Grand Haven’s Coast Guard Festival claims 1924 as its founding date, when a picnic was organized on the base and the Coast Guardsmen held surfboat rowing competitions on the Grand River.

(The centennial Coast Guard Festival in 2024 attracted an estimated 400,000 attendees, a new record. A local television station reported that a downtown ice cream shop ramped up its staffing to have 20 scoopers standing by ready to serve the influx of visitors.)

The community was overjoyed in 1932, when the newly built 165-foot Coast Guard cutter Escanaba was stationed at Grand Haven to patrol the regional waters. The new vessel was constructed at the Defoe Shipbuilding Company in Bay City, Mich.

She was a beauty of a workhorse. Named for the city and river in Michigan’s Upper Peninsula, the Escanaba performed ice breaking and search and rescue missions on the Great Lakes. 




(For a time, Escanaba’s gunnery officer and navigator was Edwin J. Roland, who is shown below. He went on to serve as Coast Guard Commandant from 1962-66.)




In the winter of 1934, the Escanaba rescued the crew of the lake freighter Henry Cort after the ship had run aground in Muskegon, Mich., during a gale. All 25 crew members from the Henry Cort were safely retrieved by the Escanaba, before the crashing waves broke the battered ship in half.

Admiration for the Escanaba grew, and the annual Coast Guard picnic at Grand Haven became a true festival in 1937.

In October 1940, with the threat of war looming, the Escanaba traveled to Manitowoc, Wis., to be refitted with new weaponry…just in case.

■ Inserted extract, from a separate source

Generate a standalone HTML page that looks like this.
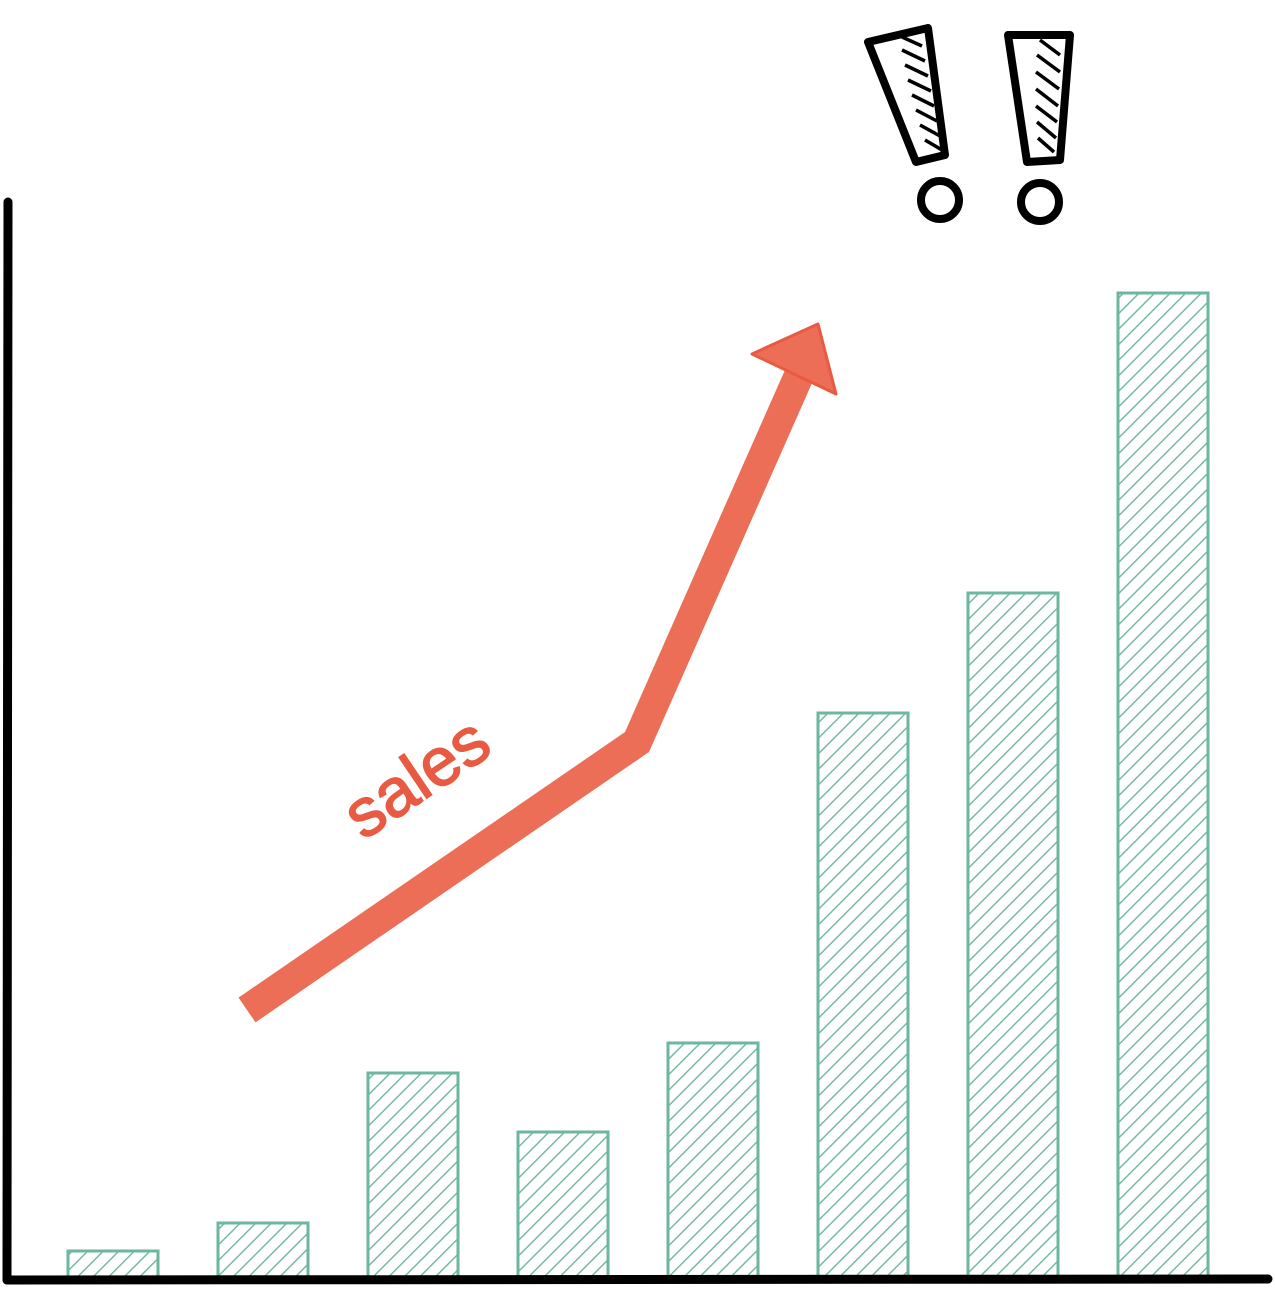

After the United States became engaged in World War II in December 1941, the Escanaba knew her work of providing help and rescue for ships on Lake Michigan had ended; she left to fight in March 1942.

Gladys Brook, a resident of Grand Haven, remarked: “Havenites were proud that our ship (the Escanaba) could help in the war.”

The ship with her crew of 105 Coast Guardsmen reported for duty in Boston, Mass., now effectively flying the flag of the U.S. Navy.